If control of the Senate comes down to a race-by-race contest, Republicans have a slight upper hand. To gain the majority, Democrats need to protect the five incumbents in the reddest states and win two of four competitive races where Republicans hold the seat. Each defeated incumbent makes ultimate victory significantly more difficult.
Right now, several Democratic incumbents are in jeopardy, starting with Sen. Heidi Heitkamp of North Dakota, who is being challenged by Republican Rep. Kevin Cramer. Heitkamp won her last race with just 50.5 percent of the vote. Republicans express more confidence about this contest than almost any other. The Cook Political Report lists it as a toss-up.
Not far behind in degree of difficulty for the Democrats are the races in Missouri and Indiana, where Democratic Sen. Joe Donnelly faces Republican businessman Mike Braun. Republicans like to recall they were given little chance initially of defeating former Sen. Evan Bayh in his 2016 comeback attempt, and they like their chances in this race. But some Republicans note that Donnelly is running a smart campaign.
Two other Democratic incumbents in toss-up races are Sen. Jon Tester of Montana and West Virginia's Joe Manchin III. Trump has campaigned in their states in an effort to rally his voters to turn out in November. But of the five Democrats in the reddest states, these two appear, today, in marginally better shape than their colleagues in North Dakota, Missouri, Indiana and Florida.
Holding all five of those seats would still mean Democrats have to knock off two Republicans. Their prospects are brightest in Nevada, Tennessee and Arizona, where Republican Rep. Martha McSally is facing Democratic Rep. Kyrsten Sinema for the seat now held by retiring Republican Sen. Jeff Flake.
None of those states is particularly easy for the Democrats. Presidentially, Nevada is a truly purple state, trending blue perhaps because of changing demographics. Democrats like to think the same is happening in Arizona, but it hasn't yet jelled. Tennessee, meanwhile, is moving in the other direction, redder and redder. It is not the same state as when Bredesen won the governorship.

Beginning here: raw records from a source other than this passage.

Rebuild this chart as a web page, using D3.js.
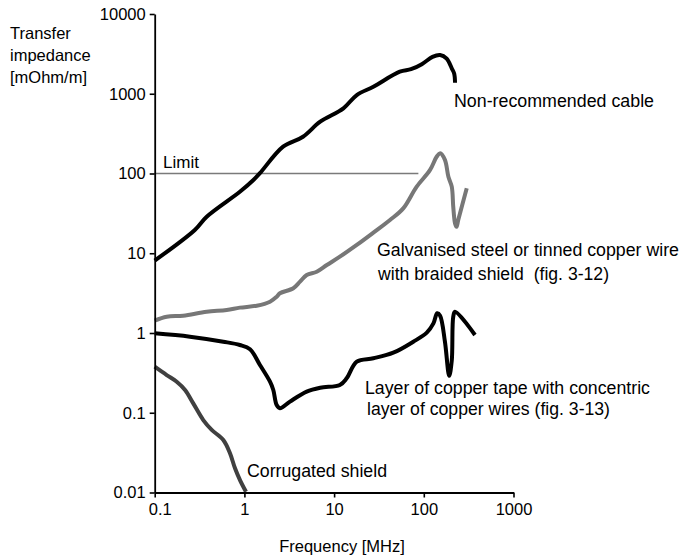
<!DOCTYPE html>
<html>
<head>
<meta charset="utf-8">
<script src="https://cdn.jsdelivr.net/npm/d3@7"></script>
<style>
  html, body { margin: 0; padding: 0; background: #fff; }
  svg { display: block; font-family: "Liberation Sans", Arial, Helvetica, sans-serif; }
</style>
</head>
<body>
<svg id="chart" width="685" height="559"></svg>
<script>
// ---- Data (frequency MHz, transfer impedance mOhm/m) ----
const xTickValues = [0.1, 1, 10, 100, 1000];
const xTickLabels = ["0.1", "1", "10", "100", "1000"];
const yTickValues = [0.01, 0.1, 1, 10, 100, 1000, 10000];
const yTickLabels = ["0.01", "0.1", "1", "10", "100", "1000", "10000"];

const nonRecFreq = [0.1, 0.28, 0.38, 0.89, 1.26, 1.49, 2.7, 4.5, 7.0, 12.7, 17.9, 27.4, 54, 72, 95, 125, 152, 180, 205, 218, 223];
const nonRecVal  = [8.1, 19.6, 28.7, 59, 83, 101, 217, 289, 446, 657, 964, 1226, 1890, 2030, 2350, 2900, 3060, 2750, 2085, 1790, 1376];

const galvFreq = [0.1, 0.136, 0.208, 0.38, 0.635, 0.89, 1.37, 1.93, 2.29, 2.49, 3.51, 4.17, 4.95, 6.4, 8.3, 11.6, 17.9, 27.4, 42, 59, 83, 117, 139, 152, 172, 188, 205, 213, 223, 232, 242, 301];
const galvVal  = [1.43, 1.6, 1.65, 1.85, 1.94, 2.08, 2.2, 2.47, 2.85, 3.15, 3.64, 4.4, 5.34, 5.87, 7.12, 9.05, 12.7, 18.1, 26.1, 36.5, 68, 110, 162, 179, 148, 91, 68.3, 38.3, 23.7, 21.5, 26.1, 65.2];

const tapeFreq = [0.1, 0.247, 0.582, 0.89, 1.155, 1.49, 1.93, 2.1, 2.29, 2.49, 3.22, 4.95, 7.0, 11.6, 13.8, 17.9, 27.4, 45.7, 76.4, 108, 128, 141, 152, 172, 192, 205, 213, 223, 372];
const tapeVal  = [0.99, 0.9, 0.778, 0.707, 0.625, 0.397, 0.245, 0.193, 0.125, 0.114, 0.138, 0.184, 0.206, 0.223, 0.27, 0.437, 0.482, 0.566, 0.778, 1.01, 1.32, 1.77, 1.65, 0.78, 0.29, 0.45, 1.6, 1.85, 0.944];

const corrFreq = [0.1, 0.136, 0.176, 0.218, 0.269, 0.348, 0.432, 0.582, 0.691, 0.786, 0.893, 1.042];
const corrVal  = [0.378, 0.297, 0.245, 0.193, 0.131, 0.081, 0.061, 0.0455, 0.031, 0.0201, 0.0143, 0.0102];

const limitFreq = [0.1, 87];
const limitVal = [100, 100];

// ---- Chart ----
const svg = d3.select("#chart");
const x = d3.scaleLog().domain([0.1, 1000]).range([154.7, 513.5]);
const y = d3.scaleLog().domain([0.01, 10000]).range([492.5, 14]);

const zip = (fs, vs) => fs.map((f, i) => [f, vs[i]]);
const line = d3.line().x(d => x(d[0])).y(d => y(d[1])).curve(d3.curveCatmullRom.alpha(0.5));
const straight = d3.line().x(d => x(d[0])).y(d => y(d[1]));

// Limit line
svg.append("path").attr("d", straight(zip(limitFreq, limitVal)))
  .attr("fill", "none").attr("stroke", "#7a7a7a").attr("stroke-width", 1.6);

const series = [
  { f: corrFreq, v: corrVal, color: "#404040" },
  { f: galvFreq, v: galvVal, color: "#777777" },
  { f: tapeFreq, v: tapeVal, color: "#000000" },
  { f: nonRecFreq, v: nonRecVal, color: "#000000" }
];
series.forEach(s => {
  svg.append("path").attr("d", line(zip(s.f, s.v)))
    .attr("fill", "none").attr("stroke", s.color).attr("stroke-width", 4)
    .attr("stroke-linejoin", "round").attr("stroke-linecap", "butt");
});

// Axes
const xAxis = d3.axisBottom(x).tickValues(xTickValues)
  .tickFormat((d, i) => xTickLabels[i]).tickSizeInner(5).tickSizeOuter(0).tickPadding(6);
const yAxis = d3.axisLeft(y).tickValues(yTickValues)
  .tickFormat((d, i) => yTickLabels[i]).tickSizeInner(5).tickSizeOuter(0).tickPadding(4);

const gx = svg.append("g").attr("transform", "translate(0,492.5)").call(xAxis);
const gy = svg.append("g").attr("transform", "translate(154.7,0)").call(yAxis);
[gx, gy].forEach(g => {
  g.select(".domain").attr("stroke", "#000").attr("stroke-width", 1.8);
  g.selectAll(".tick line").attr("stroke", "#000").attr("stroke-width", 1.6);
  g.selectAll(".tick text").attr("fill", "#000").attr("font-size", "16.5px")
    .attr("font-family", "Liberation Sans, Arial, sans-serif");
});
gx.selectAll(".tick text").filter((d, i) => i === 0).attr("dx", 5);

// Axis titles
[["Transfer", 39], ["impedance", 61], ["[mOhm/m]", 83]].forEach(([t, yy]) => {
  svg.append("text").attr("x", 10).attr("y", yy).attr("font-size", "16.5px").text(t);
});
svg.append("text").attr("x", 342).attr("y", 552).attr("text-anchor", "middle")
  .attr("font-size", "16.5px").text("Frequency [MHz]");

// Annotations
const notes = [
  { t: "Limit", x: 163, y: 168, len: 36 },
  { t: "Non-recommended cable", x: 454, y: 107, len: 200 },
  { t: "Galvanised steel or tinned copper wire", x: 377, y: 256, len: 302 },
  { t: "with braided shield  (fig. 3-12)", x: 378, y: 279.5, len: 231 },
  { t: "Layer of copper tape with concentric", x: 365, y: 394, len: 285 },
  { t: "layer of copper wires (fig. 3-13)", x: 367, y: 415, len: 243 },
  { t: "Corrugated shield", x: 247, y: 477, len: 140 }
];
notes.forEach(n => {
  svg.append("text").attr("x", n.x).attr("y", n.y)
    .attr("font-size", n.t === "Limit" ? "16.5px" : "17.5px")
    .attr("textLength", n.len).attr("lengthAdjust", "spacingAndGlyphs")
    .style("white-space", "pre")
    .attr("fill", "#000").text(n.t);
});
</script>
</body>
</html>
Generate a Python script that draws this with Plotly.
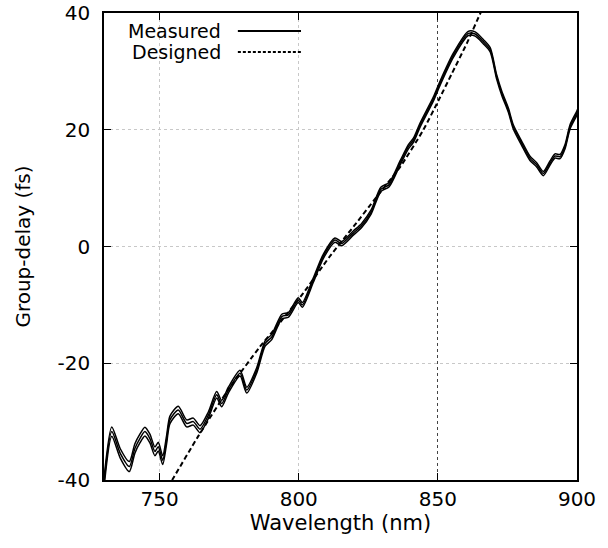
import plotly.graph_objects as go

# Measured group delay (center of the band)
wl_meas = [730.0, 732.8, 735.8, 739.1, 741.1, 742.9, 744.7, 746.5, 748.3, 749.5,
           751.1, 752.5, 753.7, 756.7, 759.7, 762.1, 764.5, 767.5, 770.5, 772.3,
           774.7, 778.9, 781.3, 784.9, 787.9, 790.3, 793.9, 796.3, 799.8, 801.3,
           805.2, 808.8, 813.0, 815.4, 819.6, 822.6, 826.0, 829.5, 832.5, 836.4,
           839.4, 841.2, 843.6, 848.4, 850.8, 855.6, 860.9, 863.4, 866.3, 868.8,
           871.1, 873.0, 875.3, 877.1, 880.1, 883.1, 885.5, 887.9, 890.3, 892.1,
           893.9, 895.7, 897.5, 899.9, 901.0]
gd_meas = [-40.5, -31.7, -35.4, -37.7, -34.6, -32.9, -31.7, -32.9, -35.1, -34.3,
           -36.6, -33.1, -29.7, -28.0, -30.3, -30.0, -31.3, -28.9, -25.4, -26.9,
           -24.6, -21.7, -24.6, -21.2, -16.6, -15.5, -12.0, -11.7, -9.2, -10.0,
           -5.8, -1.7, 1.1, 0.5, 2.3, 3.6, 5.9, 9.8, 10.6, 14.3,
           17.1, 18.2, 20.8, 25.3, 28.0, 32.8, 36.5, 36.4, 35.1, 33.7,
           29.1, 26.2, 23.4, 20.5, 17.7, 15.1, 14.0, 12.5, 14.3, 15.5,
           15.4, 17.1, 20.5, 22.8, 24.0]
# half-width of the measured band (fs)
spread_meas = [0.8, 0.8, 0.8, 0.85, 0.8, 0.75, 0.75, 0.75, 0.75, 0.75,
               0.75, 0.7, 0.65, 0.65, 0.6, 0.6, 0.6, 0.55, 0.55, 0.55,
               0.5, 0.5, 0.5, 0.45, 0.45, 0.45, 0.4, 0.4, 0.4, 0.4,
               0.38, 0.36, 0.36, 0.36, 0.36, 0.36, 0.36, 0.36, 0.36, 0.36,
               0.36, 0.36, 0.36, 0.36, 0.36, 0.36, 0.36, 0.36, 0.36, 0.36,
               0.36, 0.36, 0.36, 0.36, 0.36, 0.36, 0.36, 0.36, 0.36, 0.36,
               0.36, 0.36, 0.36, 0.36, 0.36]

# Designed group delay
wl_design = [753.0, 754.5, 764.0, 775.0, 786.0, 793.0, 801.6, 811.0, 820.0, 828.0,
             836.4, 844.8, 850.2, 855.0, 860.4, 865.3, 867.0]
gd_design = [-41.2, -40.0, -32.4, -24.3, -17.2, -13.2, -8.0, -1.8, 3.6, 8.5,
             13.6, 20.0, 25.0, 29.6, 34.8, 40.0, 41.8]

x_ticks = [750, 800, 850, 900]
y_ticks = [-40, -20, 0, 20, 40]

FONT = "DejaVu Sans"

fig = go.Figure()

upper = [g + s for g, s in zip(gd_meas, spread_meas)]
lower = [g - s for g, s in zip(gd_meas, spread_meas)]
for ys in (upper, lower, gd_meas):
    fig.add_trace(go.Scatter(x=wl_meas, y=ys, mode="lines",
                             line=dict(color="black", width=1.5, shape="spline", smoothing=0.7),
                             showlegend=False, hoverinfo="skip"))

fig.add_trace(go.Scatter(x=wl_design, y=gd_design, mode="lines",
                         line=dict(color="black", width=2, dash="5px,3px", shape="spline", smoothing=0.6),
                         showlegend=False))

# invisible trace on overlaid axis to show the darker grid line at 850 nm
fig.add_trace(go.Scatter(x=[850], y=[0], xaxis="x2", mode="markers",
                         marker=dict(opacity=0), showlegend=False, hoverinfo="skip"))

axis_common = dict(showline=True, linecolor="black", linewidth=1.5, mirror="ticks",
                   ticks="inside", ticklen=7, tickwidth=1.3, tickcolor="black",
                   tickfont=dict(family=FONT, size=20, color="black"),
                   zeroline=False, griddash="dot", gridcolor="#c8c8c8", gridwidth=1,
                   automargin=False)

fig.update_layout(
    width=608, height=548,
    margin=dict(l=104, r=31, t=13, b=68),
    plot_bgcolor="white", paper_bgcolor="white",
    xaxis=dict(range=[730, 900], tickvals=x_ticks, ticktext=[str(v) for v in x_ticks],
               ticklabelstandoff=0,
               title=dict(text="Wavelength (nm)", font=dict(family=FONT, size=21, color="black"),
                          standoff=4),
               **axis_common),
    xaxis2=dict(overlaying="x", matches="x", range=[730, 900], tickvals=[850],
                showticklabels=False, showgrid=True, griddash="dot", gridcolor="#444",
                gridwidth=1, zeroline=False, showline=False, ticks="", automargin=False),
    yaxis=dict(range=[-40, 40], tickvals=y_ticks, ticktext=[str(v) for v in y_ticks],
               ticklabelstandoff=8,
               title=dict(text="Group-delay (fs)", font=dict(family=FONT, size=20, color="black"),
                          standoff=22),
               **axis_common),
    showlegend=False,
)

# custom legend (text on the left, line sample on the right)
fig.add_annotation(x=0.2516, y=0.9615, xref="paper", yref="paper", text="Measured",
                   showarrow=False, xanchor="right", yanchor="middle",
                   font=dict(family=FONT, size=19, color="black"))
fig.add_annotation(x=0.2516, y=0.9165, xref="paper", yref="paper", text="Designed",
                   showarrow=False, xanchor="right", yanchor="middle",
                   font=dict(family=FONT, size=19, color="black"))
fig.add_shape(type="line", xref="paper", yref="paper", x0=0.283, x1=0.4165, y0=0.9615, y1=0.9615,
              line=dict(color="black", width=1.8))
fig.add_shape(type="line", xref="paper", yref="paper", x0=0.283, x1=0.4165, y0=0.9165, y1=0.9165,
              line=dict(color="black", width=1.8, dash="3px,2px"))

fig.write_html("out.html", config={"displayModeBar": False},
               post_script="document.body.style.margin='0';")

Texas is the other state where Democrats have seen their prospects improve, thanks to a campaign by Democratic Rep. Beto O'Rourke that has captured national attention. O'Rourke eschews many of the conventions of modern politics, preferring his own instincts to that of consultants. He's turned his challenge to Republican Sen. Ted Cruz into a competitive contest, albeit in a state that remains conservative and predominantly Republican.
So running the map state by state underscores the challenge to the Democrats. They need near-perfect campaigns to offset the GOP's built-in advantages. Looking at things from that perspective, it's no wonder that Republicans think, in the end, they will hold their majority in the Senate or even add a seat or more.
The question is whether there are larger forces at work that could turn things in the direction of the Democrats, things that have less to do with who runs the best television commercial or knocks on the most doors or has good debate performances.
"What keeps me up at night is the 'overriding force' possibility," a Republican strategist emailed on Friday. "In 2014 and 2016, our party benefited from late-in-cycle movement that tipped nearly all the close races our way. You could see something like that developing this fall - not a wave, just a shift - that could flip close races in the Democrats' direction."
Today no one can say whether that will be the case. But the very existence of a series of races that are as close as they are right now, and the possibility that they stay that way over the coming weeks, suggests that the campaign for the Senate deserves plenty of attention.